In 2006 the architectural firm of Marmol Radziner + Associates designed a sustainable, modernist prefab home featured in the November 2006 issue of Dwell magazine. The home served as a prototype for the firm's efforts to develop a series of prefab homes.

==Education==
The vast majority of Desert Hot Springs is in the Palm Springs Unified School District. The city territory extends into the Banning Unified School District.

Desert Hot Springs High School, of the Palm Springs district, opened in 1999.

==Public safety==
The city of Desert Hot Springs contracts for fire and paramedic services with the Riverside County Fire Department through a cooperative agreement with CAL FIRE.

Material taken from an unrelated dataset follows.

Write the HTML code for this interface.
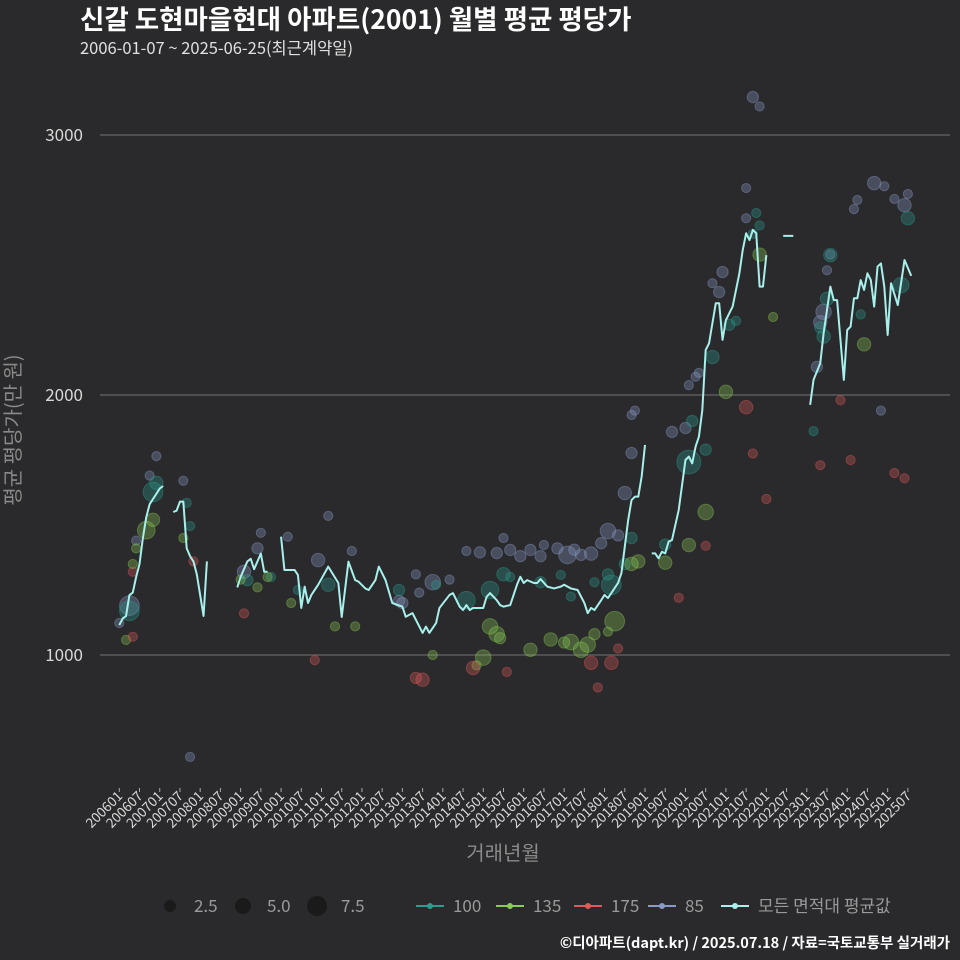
<!DOCTYPE html>
<html><head><meta charset="utf-8">
<style>
html,body{margin:0;padding:0;background:#2a2a2c;}
svg{display:block;font-family:"Noto Sans CJK KR","Liberation Sans",sans-serif;}
</style></head>
<body>
<svg id="chart" width="960" height="960" viewBox="0 0 960 960">
<rect width="960" height="960" fill="#2a2a2c"/>
<text x="80" y="29" fill="#ffffff" font-size="26.5" font-weight="bold">신갈 도현마을현대 아파트(2001) 월별 평균 평당가</text>
<text x="80" y="54" fill="#e0e0e0" font-size="16.5">2006-01-07 ~ 2025-06-25(최근계약일)</text>
<g id="grid"></g>
<g id="yticks"></g>
<g id="xticks"></g>
<g id="bubbles"></g>
<g id="line"></g>
<text transform="translate(20,430) rotate(-90)" text-anchor="middle" fill="#8a8a8a" font-size="20">평균 평당가(만 원)</text>
<text x="503" y="860" text-anchor="middle" fill="#8a8a8a" font-size="20">거래년월</text>
<g id="legend"></g>
<text x="950" y="948" text-anchor="end" fill="#ffffff" font-size="14.5" font-weight="bold">©디아파트(dapt.kr) / 2025.07.18 / 자료=국토교통부 실거래가</text>
</svg>
<script>
const yTicks=[1000,2000,3000];
const xTickLabels=[];
for(let y=2006;y<=2025;y++){xTickLabels.push(y+"01");xTickLabels.push(y+"07");}
const lineSeg1=[[0,1115],[1,1140],[2,1150],[3,1230],[4,1240],[5,1300],[6,1350],[7,1450],[8,1530],[9,1580],[10,1600],[11,1620],[12,1640],[13,1650]];
const lineSeg2=[[16,1550],[17,1555],[18,1590],[19,1590],[20,1410],[21,1380],[22,1360],[23,1310],[24,1230],[25,1150],[26,1360]];
const lineSeg3=[[35,1260],[36,1300],[37,1330],[38,1360],[39,1370],[40,1330],[41,1360],[42,1390],[43,1320],[44,1320]];
const lineSeg4=[[48,1455],[49,1327],[52,1327],[53,1308],[54,1181],[55,1263],[56,1200],[57,1231],[59,1270],[62,1340],[65,1277],[66,1146],[68,1359],[70,1288],[71,1282],[73,1256],[74,1250],[76,1288],[77,1340],[79,1288],[81,1200],[84,1186],[85,1147],[87,1161],[90,1085],[91,1109],[92,1085],[94,1123],[95,1181],[98,1231],[99,1238],[101,1186],[102,1173],[103,1192],[104,1173],[105,1181],[108,1181],[109,1224],[110,1238],[112,1211],[113,1192],[114,1186],[116,1192],[118,1270],[119,1301],[120,1277],[121,1288],[123,1277],[124,1277],[125,1292],[127,1263],[129,1256],[131,1263],[132,1270],[134,1256],[136,1250],[138,1200],[139,1161],[140,1181],[141,1173],[143,1211],[144,1231],[145,1219],[146,1238],[148,1277],[149,1315],[151,1519],[152,1596],[153,1609],[154,1609],[155,1686],[156,1808]];
const lineSeg5=[[158,1391],[159,1391],[160,1372],[161,1397],[162,1391],[163,1436],[164,1442],[166,1558],[168,1750],[169,1763],[170,1737],[171,1801],[172,1840],[173,1942],[174,2173],[175,2199],[176,2276],[177,2353],[178,2353],[179,2212],[180,2288],[181,2314],[182,2340],[184,2468],[185,2558],[186,2622],[187,2596],[188,2635],[189,2622],[190,2417],[191,2417],[192,2538]];
const lineSeg6=[[197,2612],[200,2612]];
const lineSeg7=[[205,1962],[206,2058],[208,2122],[209,2238],[211,2417],[212,2365],[213,2365],[215,2058],[216,2250],[217,2263],[218,2372],[219,2372],[220,2442],[221,2404],[222,2468],[223,2442],[224,2340],[225,2494],[226,2506],[227,2417],[228,2231],[229,2430],[231,2346],[233,2519],[235,2458]];
const b85=[[0,1123,2],[3,1190,7],[5,1440,2],[9,1690,2],[11,1765,2],[19,1670,2],[21,608,2],[37,1320,4],[41,1410,3],[42,1470,2],[50,1455,2],[59,1365,4],[62,1535,2],[69,1400,2],[83,1208,3],[84,1200,3],[88,1310,2],[89,1240,2],[93,1280,5],[98,1290,2],[103,1400,2],[107,1395,3],[112,1392,3],[114,1450,2],[116,1404,3],[119,1380,3],[122,1404,3],[125,1380,3],[126,1423,2],[130,1410,3],[133,1385,6],[135,1405,3],[137,1385,3],[140,1390,4],[143,1430,3],[145,1477,5],[148,1460,3],[150,1623,4],[152,1777,3],[152,1923,2],[153,1940,2],[164,1858,3],[168,1873,3],[169,2038,2],[171,2070,2],[172,2085,2],[178,2396,3],[179,2473,3],[176,2430,2],[186,2680,2],[186,2796,2],[188,3146,3],[190,3110,2],[208,2280,4],[209,2320,5],[210,2480,2],[211,2540,2],[218,2715,2],[219,2750,2],[224,2815,4],[227,2803,2],[230,2754,2],[233,2730,4],[234,2773,2],[226,1940,2],[207,2108,3]];
const b100=[[3,1170,7],[10,1627,7],[11,1662,4],[20,1585,2],[21,1496,2],[38,1288,3],[45,1300,2],[53,1250,2],[62,1270,4],[83,1250,3],[94,1270,2],[103,1211,6],[110,1250,6],[114,1311,4],[116,1300,2],[125,1280,3],[131,1308,2],[134,1225,2],[141,1280,2],[146,1270,7],[145,1310,3],[150,1350,3],[152,1450,3],[162,1425,3],[169,1742,9],[174,1790,3],[170,1900,3],[176,2146,4],[181,2270,3],[183,2285,2],[190,2652,2],[189,2700,2],[188,2620,2],[206,1861,2],[209,2225,4],[211,2538,4],[210,2370,4],[208,2260,3],[234,2680,4],[232,2423,5],[220,2310,2]];
const b135=[[2,1058,2],[5,1410,2],[4,1350,2],[8,1480,6],[10,1520,4],[19,1450,2],[36,1290,2],[41,1260,2],[44,1300,2],[51,1200,2],[64,1110,2],[70,1110,2],[93,1000,2],[106,960,2],[110,1110,5],[112,1080,5],[113,1065,3],[108,990,5],[122,1020,4],[128,1060,4],[132,1048,3],[134,1050,5],[137,1020,5],[139,1040,5],[141,1080,3],[145,1090,2],[147,1130,7],[152,1350,4],[154,1360,4],[162,1355,4],[169,1423,4],[174,1550,5],[180,2012,4],[190,2540,4],[194,2300,2],[221,2195,4]];
const b175=[[4,1070,2],[4,1320,2],[22,1360,2],[37,1160,2],[58,980,2],[88,912,3],[90,905,4],[105,950,4],[115,935,2],[140,970,4],[146,970,4],[142,875,2],[148,1025,2],[166,1220,2],[174,1420,2],[186,1953,4],[188,1775,2],[192,1600,2],[208,1730,2],[214,1980,2],[217,1750,2],[230,1700,2],[233,1680,2]];
const X0=119.3,XM=3.37,Y0=655,YS=0.26;
function xs(m){return X0+m*XM;}
function ys(v){return Y0-(v-1000)*YS;}
const NS="http://www.w3.org/2000/svg";
function mk(t,a,p){const e=document.createElementNS(NS,t);for(const k in a)e.setAttribute(k,a[k]);p.appendChild(e);return e;}
const grid=document.getElementById('grid'),yt=document.getElementById('yticks'),xt=document.getElementById('xticks');
yTicks.forEach(v=>{
 const l=mk('line',{x1:100,x2:950,y1:ys(v),y2:ys(v),stroke:'#666666','stroke-width':1.2},grid);
 
 
 const t=mk('text',{x:83,y:ys(v)+6,'text-anchor':'end',fill:'#d8d8d8','font-size':17},yt);
 t.textContent=v;
 
 
});
xTickLabels.forEach((s,i)=>{
 const x=xs(i*6);
 const tk=mk('line',{x1:x,x2:x,y1:788,y2:792,stroke:'#aaaaaa','stroke-width':1},xt);
 
 
 const t=mk('text',{transform:`translate(${x+4},${797}) rotate(-45)`,'text-anchor':'end',fill:'#d8d8d8','font-size':13.5},xt);
 t.textContent=s;
 
 
});
const bg=document.getElementById('bubbles');
const cats=[[b85,'#8a9ac8'],[b100,'#2a9d8f'],[b135,'#8acb55'],[b175,'#e05a5a']];
function rad(s){return 2.5+s*1.05;}
cats.forEach(([arr,col])=>{arr.forEach(d=>{
 const c=mk('circle',{cx:xs(d[0]),cy:ys(d[1]),r:rad(d[2]),fill:col,'fill-opacity':0.32,stroke:col,'stroke-opacity':0.4,'stroke-width':1},bg);
 
 
});});
const lg=document.getElementById('line');
[lineSeg1,lineSeg2,lineSeg3,lineSeg4,lineSeg5,lineSeg6,lineSeg7].forEach(seg=>{
 const p=mk('polyline',{points:seg.map(d=>xs(d[0])+','+ys(d[1])).join(' '),fill:'none',stroke:'#a8f0ec','stroke-width':2,'stroke-linejoin':'round'},lg);
 
 
});
const L=document.getElementById('legend');
[[170,6,'2.5'],[243,8,'5.0'],[317,10,'7.5']].forEach(([x,r,s])=>{
 const c=mk('circle',{cx:x,cy:906,r:r,fill:'#1a1a1a'},L);
 
 
 const t=mk('text',{x:x+24,y:912,fill:'#9a9a9a','font-size':17},L);t.textContent=s;
 
 
});
[[430,'#2a9d8f','100'],[510,'#8acb55','135'],[588,'#e05a5a','175'],[662,'#8a9ac8','85'],[735,'#a8f0ec','모든 면적대 평균값']].forEach(([x,col,s])=>{
 const g=mk('g',{},L);
 
 
 mk('line',{x1:x-14,x2:x+14,y1:906,y2:906,stroke:col,'stroke-width':2},g);
 mk('circle',{cx:x,cy:906,r:3,fill:col},g);
 const t=mk('text',{x:x+23,y:912,fill:'#9a9a9a','font-size':17},g);t.textContent=s;
});
</script>
</body></html>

American Medical Response provides ambulance services to Desert Hot Springs

Desert Hot Springs has their own municipal police department. In two separate municipal ballot measures, Desert Hot Springs residents approved a utility users tax and a public safety tax by majorities of over 75 percent. Both measures provide added funding to the police department and other public safety services.

==Media==
Two newspapers are published in the city. The Desert Star Weekly (publishing on Wednesdays and Fridays) and The Public Record (publishing on Tuesdays).

==Notable people==
- Coco Crisp, Major League Baseball player
- John L. Gaunt, photographer
- Janet Gaynor, actress
- Gus Henderson, football coach
- Knute Hill, Democratic politician
- Paul Krassner, author, journalist, comedian
- Noel Langley, South African novelist
- Robert McAlmon, author
- Jerome Storm, film director
- Joan Woodbury, actress
- Rick Zumwalt, wrestler

==Wildlife==
Desert Hot Springs lies just south of large nature preserves such as Big Morongo Canyon Preserve and Joshua Tree National Park. Surrounding areas are home to a number of species adapted for the desert climate and temperature extremes. Species include pronghorns, desert bighorn sheep, desert tortoise, kit fox, desert iguana, horned lizard, chuckwalla, roadrunners, mountain lions, raptors and Gila monsters.

Although black bears are not common here, a bear was sighted on Palm Drive and Dillon Road in October 2010.